------ Information shown ------

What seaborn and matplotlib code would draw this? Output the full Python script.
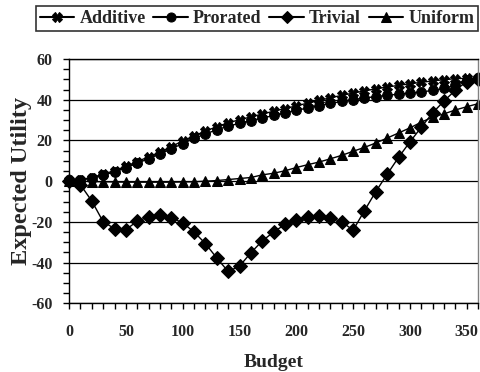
import numpy as np
import pandas as pd
import matplotlib
matplotlib.use("Agg")
import matplotlib.pyplot as plt
import seaborn as sns
from matplotlib.ticker import MultipleLocator

budget = list(range(0, 361, 10))
additive = [0.5, 0.8, 1.8, 3.4, 5.2, 7.3, 9.6, 12.0, 14.3, 17.0, 19.8, 22.3, 24.6, 26.8, 28.7,
            30.2, 31.6, 33.0, 34.4, 35.7, 37.0, 38.4, 39.7, 41.0, 42.2, 43.3, 44.4, 45.4, 46.3,
            47.1, 47.9, 48.6, 49.3, 49.9, 50.4, 50.6, 50.6]
prorated = [0.3, 0.5, 1.4, 2.9, 4.6, 6.6, 8.8, 11.1, 13.3, 15.9, 18.5, 21.0, 23.2, 25.3, 27.0,
            28.5, 29.8, 31.0, 32.3, 33.5, 34.8, 36.0, 37.1, 38.2, 39.2, 40.1, 40.9, 41.6, 42.2,
            42.8, 43.3, 43.9, 44.6, 45.6, 47.2, 49.8, 50.3]
trivial = [0.0, -1.8, -9.8, -20.0, -23.3, -23.8, -19.7, -17.5, -16.7, -18.0, -20.5, -25.0, -30.7,
           -37.8, -44.4, -41.8, -35.2, -29.4, -25.0, -21.3, -18.9, -17.5, -17.2, -17.9, -20.0,
           -24.1, -14.5, -5.1, 3.4, 11.7, 19.3, 26.5, 33.6, 39.4, 44.7, 49.0, 50.2]
uniform = [0.0, 0.0, -0.2, -0.3, -0.4, -0.5, -0.5, -0.5, -0.5, -0.5, -0.4, -0.3, 0.0, 0.3, 0.8,
           1.3, 1.8, 3.1, 3.9, 5.1, 6.7, 8.1, 9.4, 11.0, 12.7, 14.7, 16.6, 18.8, 21.2, 23.7,
           26.2, 29.0, 31.5, 33.1, 35.0, 36.6, 38.1]
series_names = ["Additive", "Prorated", "Trivial", "Uniform"]
x_ticks = [0, 50, 100, 150, 200, 250, 300, 350]
y_ticks = [-60, -40, -20, 0, 20, 40, 60]

df = pd.concat([
    pd.DataFrame({"Budget": budget, "Value": vals, "Series": name})
    for name, vals in zip(series_names, [additive, prorated, trivial, uniform])
], ignore_index=True)

sns.set_theme(style="white")
plt.rcParams["font.family"] = ["Liberation Serif", "DejaVu Serif"]
plt.rcParams["font.weight"] = "bold"
plt.rcParams["axes.unicode_minus"] = False

fig = plt.figure(figsize=(4.8, 3.72), dpi=100)
ax = fig.add_axes([0.144, 0.185, 0.852, 0.656])

markers = {"Additive": "X", "Prorated": "o", "Trivial": "D", "Uniform": "^"}
palette = {n: "black" for n in series_names}
sns.lineplot(data=df, x="Budget", y="Value", hue="Series", style="Series",
             markers=markers, dashes=False, palette=palette, ax=ax,
             linewidth=1.0, markersize=7, markeredgecolor="black", legend=True)
for ln in ax.lines:
    ln.set_clip_on(False)

handles, labels = ax.get_legend_handles_labels()
ax.get_legend().remove()

ax.set_xlim(0, 360)
ax.set_ylim(-60, 60)
ax.set_xticks(x_ticks)
ax.set_yticks(y_ticks)
ax.xaxis.set_minor_locator(MultipleLocator(10))
ax.yaxis.set_minor_locator(MultipleLocator(5))
ax.tick_params(axis="both", which="both", direction="out", length=4, width=1, color="black",
               bottom=True, left=True)
ax.tick_params(axis="x", which="major", pad=11, labelsize=11.5)
ax.tick_params(axis="y", which="major", pad=8, labelsize=11.5)
for lab in ax.get_xticklabels() + ax.get_yticklabels():
    lab.set_fontweight("bold")

ax.yaxis.grid(True, which="major", color="black", linewidth=0.9)
ax.xaxis.grid(False)
for s in ["left", "bottom", "top"]:
    ax.spines[s].set_color("black")
    ax.spines[s].set_linewidth(1.0)
ax.spines["right"].set_color("#808080")
ax.spines["right"].set_linewidth(1.0)

ax.set_xlabel("Budget", fontsize=14, fontweight="bold", labelpad=10)
ax.set_ylabel("Expected Utility", fontsize=17.5, fontweight="bold")
ax.yaxis.set_label_coords(-0.09, 0.5)

for h in handles:
    h.set_color("black")
    h.set_markersize(6.5)
    h.set_linewidth(1.5)
leg = fig.legend(handles, labels, loc="center", ncol=4, mode="expand",
                 bbox_to_anchor=(0.075, 0.914, 0.921, 0.073), frameon=True,
                 fancybox=False, handlelength=1.9, handletextpad=0.3, columnspacing=0.6,
                 borderaxespad=0.0, borderpad=0.2,
                 prop={"family": "Liberation Serif", "weight": "bold", "size": 13})
leg.get_frame().set_edgecolor("black")
leg.get_frame().set_linewidth(1.2)

fig.savefig("out.png", dpi=100)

------

▶ **What the task requires**:
All of the lines above should be printed exactly, minus the pictures.

▶ **Result for this exercise**:
What seaborn and matplotlib code would draw this? Output the full Python script.
import numpy as np
import pandas as pd
import matplotlib
matplotlib.use("Agg")
import matplotlib.pyplot as plt
import seaborn as sns
from matplotlib.ticker import MultipleLocator

budget = list(range(0, 361, 10))
additive = [0.5, 0.8, 1.8, 3.4, 5.2, 7.3, 9.6, 12.0, 14.3, 17.0, 19.8, 22.3, 24.6, 26.8, 28.7,
            30.2, 31.6, 33.0, 34.4, 35.7, 37.0, 38.4, 39.7, 41.0, 42.2, 43.3, 44.4, 45.4, 46.3,
            47.1, 47.9, 48.6, 49.3, 49.9, 50.4, 50.6, 50.6]
prorated = [0.3, 0.5, 1.4, 2.9, 4.6, 6.6, 8.8, 11.1, 13.3, 15.9, 18.5, 21.0, 23.2, 25.3, 27.0,
            28.5, 29.8, 31.0, 32.3, 33.5, 34.8, 36.0, 37.1, 38.2, 39.2, 40.1, 40.9, 41.6, 42.2,
            42.8, 43.3, 43.9, 44.6, 45.6, 47.2, 49.8, 50.3]
trivial = [0.0, -1.8, -9.8, -20.0, -23.3, -23.8, -19.7, -17.5, -16.7, -18.0, -20.5, -25.0, -30.7,
           -37.8, -44.4, -41.8, -35.2, -29.4, -25.0, -21.3, -18.9, -17.5, -17.2, -17.9, -20.0,
           -24.1, -14.5, -5.1, 3.4, 11.7, 19.3, 26.5, 33.6, 39.4, 44.7, 49.0, 50.2]
uniform = [0.0, 0.0, -0.2, -0.3, -0.4, -0.5, -0.5, -0.5, -0.5, -0.5, -0.4, -0.3, 0.0, 0.3, 0.8,
           1.3, 1.8, 3.1, 3.9, 5.1, 6.7, 8.1, 9.4, 11.0, 12.7, 14.7, 16.6, 18.8, 21.2, 23.7,
           26.2, 29.0, 31.5, 33.1, 35.0, 36.6, 38.1]
series_names = ["Additive", "Prorated", "Trivial", "Uniform"]
x_ticks = [0, 50, 100, 150, 200, 250, 300, 350]
y_ticks = [-60, -40, -20, 0, 20, 40, 60]

df = pd.concat([
    pd.DataFrame({"Budget": budget, "Value": vals, "Series": name})
    for name, vals in zip(series_names, [additive, prorated, trivial, uniform])
], ignore_index=True)

sns.set_theme(style="white")
plt.rcParams["font.family"] = ["Liberation Serif", "DejaVu Serif"]
plt.rcParams["font.weight"] = "bold"
plt.rcParams["axes.unicode_minus"] = False

fig = plt.figure(figsize=(4.8, 3.72), dpi=100)
ax = fig.add_axes([0.144, 0.185, 0.852, 0.656])

markers = {"Additive": "X", "Prorated": "o", "Trivial": "D", "Uniform": "^"}
palette = {n: "black" for n in series_names}
sns.lineplot(data=df, x="Budget", y="Value", hue="Series", style="Series",
             markers=markers, dashes=False, palette=palette, ax=ax,
             linewidth=1.0, markersize=7, markeredgecolor="black", legend=True)
for ln in ax.lines:
    ln.set_clip_on(False)

handles, labels = ax.get_legend_handles_labels()
ax.get_legend().remove()

ax.set_xlim(0, 360)
ax.set_ylim(-60, 60)
ax.set_xticks(x_ticks)
ax.set_yticks(y_ticks)
ax.xaxis.set_minor_locator(MultipleLocator(10))
ax.yaxis.set_minor_locator(MultipleLocator(5))
ax.tick_params(axis="both", which="both", direction="out", length=4, width=1, color="black",
               bottom=True, left=True)
ax.tick_params(axis="x", which="major", pad=11, labelsize=11.5)
ax.tick_params(axis="y", which="major", pad=8, labelsize=11.5)
for lab in ax.get_xticklabels() + ax.get_yticklabels():
    lab.set_fontweight("bold")

ax.yaxis.grid(True, which="major", color="black", linewidth=0.9)
ax.xaxis.grid(False)
for s in ["left", "bottom", "top"]:
    ax.spines[s].set_color("black")
    ax.spines[s].set_linewidth(1.0)
ax.spines["right"].set_color("#808080")
ax.spines["right"].set_linewidth(1.0)

ax.set_xlabel("Budget", fontsize=14, fontweight="bold", labelpad=10)
ax.set_ylabel("Expected Utility", fontsize=17.5, fontweight="bold")
ax.yaxis.set_label_coords(-0.09, 0.5)

for h in handles:
    h.set_color("black")
    h.set_markersize(6.5)
    h.set_linewidth(1.5)
leg = fig.legend(handles, labels, loc="center", ncol=4, mode="expand",
                 bbox_to_anchor=(0.075, 0.914, 0.921, 0.073), frameon=True,
                 fancybox=False, handlelength=1.9, handletextpad=0.3, columnspacing=0.6,
                 borderaxespad=0.0, borderpad=0.2,
                 prop={"family": "Liberation Serif", "weight": "bold", "size": 13})
leg.get_frame().set_edgecolor("black")
leg.get_frame().set_linewidth(1.2)

fig.savefig("out.png", dpi=100)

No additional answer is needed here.